Kunci keunggulannya adalah pada bagian ikrar wakaf dan penunjukkan anggota aktif sebagai penerima manfaat wakaf. Pada saat ketentuan bisnis telah disebutkan dalam ikraf wakaf, maka selanjutnya ketentuan bisnis tersebut akan berlaku sepanjang masa bagi nazhir sebagai pengelola harta wakaf untuk wajib melaksanakan ketentuan tersebut.
Siapa pun pengurus koperasi serta berapapun pertambahan jumlah anggotanya tidak akan dapat menjual saham korporasi yang telah di wakafkan. Dan tak kalah menarik adalah adanya dampak positif bagi para petani sebagai anggota koperasi berupa kepastian keberlangsungan menjalankan sistem bisnis yang aman dan berkelanjutan (sustainable).
Skema Salamplus
Salamplus adalah transaksi jual beli pesan barang dengan lima syarat dan satu klausula yang disepakati bersama. Lima syarat tersebut yaitu, penentuan kualitas, kuantitas, harga barang, waktu pengambilan barang serta penyerahan uang secara kontan yang dilakukan saat transaksi terjadi.
Sedangkan klausula yang disepakati yaitu penunjukan pihak ketiga untuk mengelola uang yang telah dibayarkan dengan peruntukan sebagai modal kerja penjual sekaligus menjadi pengawas terhadap kinerja penjual untuk memastikan proses produksi dapat terlaksana dengan baik, sehingga barang yang dipesan sesuai spesifikasi yang disepakati dan dapat diserahkan tepat waktu.
Setelah barang yang memenuhi spesifikasi diserahkan kepada pembeli, maka sisa uang yang telah digunakan untuk biaya produksi, kemudian oleh pihak ketiga diserahkan sepenuhnya kepada penjual.
Keunggulan konsep disruptive innovation strategi bisnis berikutnya yang bernama salamplus ini diyakini akan membuat milenial semakin tergoda dan akhirnya jatuh hati untuk segera berprofesi sebagai petani.

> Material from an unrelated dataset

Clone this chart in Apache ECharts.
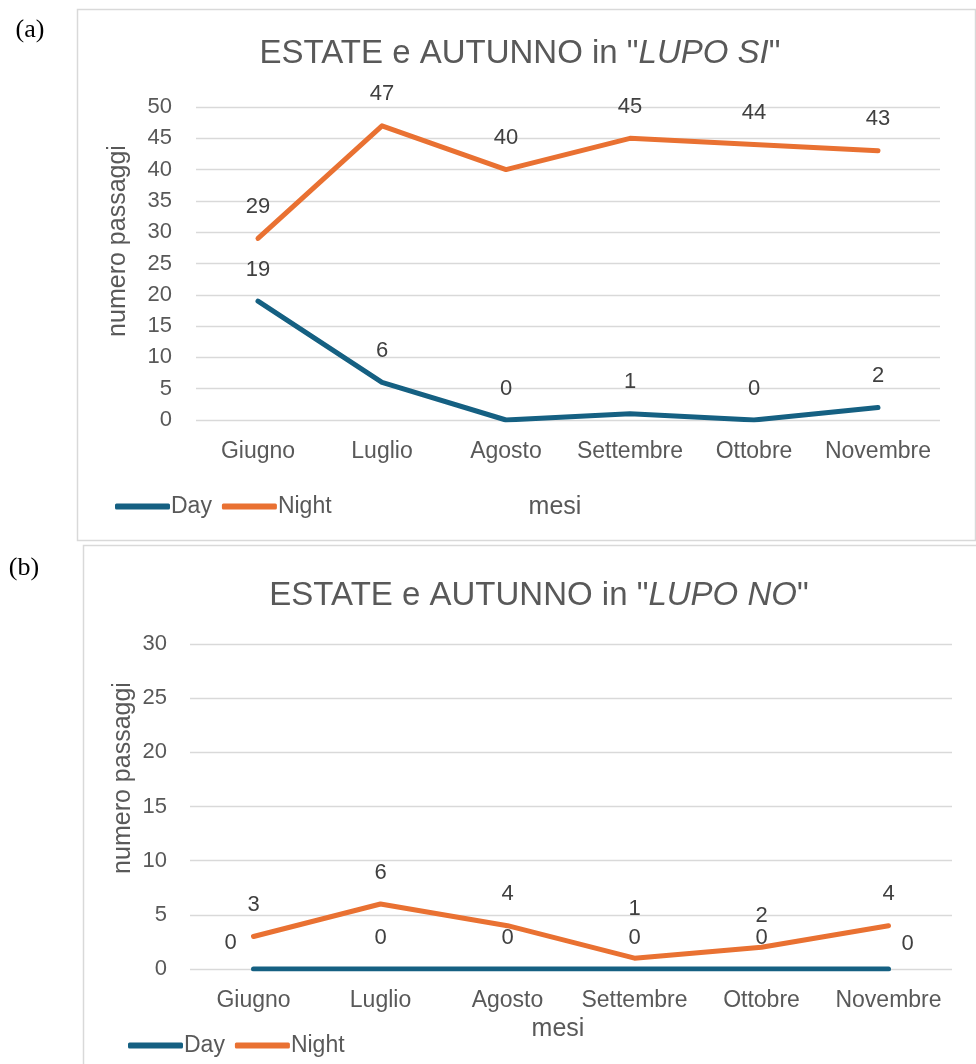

Apa pasalnya? Sebab skema salamplus akan mampu menyelesaikan permasalahan klasik yang disebabkan oleh tengkulak berupa permodalan saprodi dengan skema ijon yang dilakukan di awal masa tanam, atau penebasan gabah siap panen dengan cara menyodorkan “paksa” sejumlah uang meski boleh jadi beberapa waktu sebelumnya sudah terjadi transaksi jual beli dan penyerahan uang dengan pihak lain.
Cara penyelesaiannya adalah pihak ketiga yang ditunjuk sebagai pengelola uang dalam skema salamplus membeli gabah panen dengan harga jauh di atas penetapan harga tertinggi yang ditetapkan Pemerintah.
Mengapa bisa dilakukan? Sebab secara alamiah, seorang penjual komoditas apapun pasti akan memilih pembeli yang dapat membayar dengan harga yang jauh lebih tinggi.
Disadari ataupun tidak oleh petani sebagai penjual gabah, dalam skema korporasi petani dimana petani adalah pemilik bisnis korporasi, sesungguhnya status petani bukan lagi sebagai penjual gabah saja, melainkan telah naik kelas menjadi penjual beras.
Selisih antara harga tertinggi yang ditetapkan Pemerintah dengan harga jual gabah dalam salamplus, dapat ditutup dari net profit korporasi dalam penjualan beras dan atau keuntungan korporasi yang bersumber dari unit bisnis lainnya.
Inisiatif pengembangan korporasi petani bertujuan untuk menjadikan petani berdaulat dalam keseluruhan rantai produksi usaha tani. Petani tidak hanya berdaulat dalam pengelolaan on farm tetapi juga pengolahan hasil usaha tani atau off farm hingga distribusi dan pemasarannya.
Itu berarti, para petani perlu melakukan konsolidasi rantai nilai komoditas yang diusahakan dengan membangun lembaga ekonomi yang mencakup seluruh simpul rantai nilai mulai dari pengadaan prasarana dan sarana, panen, penanganan pascapanen, pengolahan hasil dan pemasaran hingga ke konsumen akhir.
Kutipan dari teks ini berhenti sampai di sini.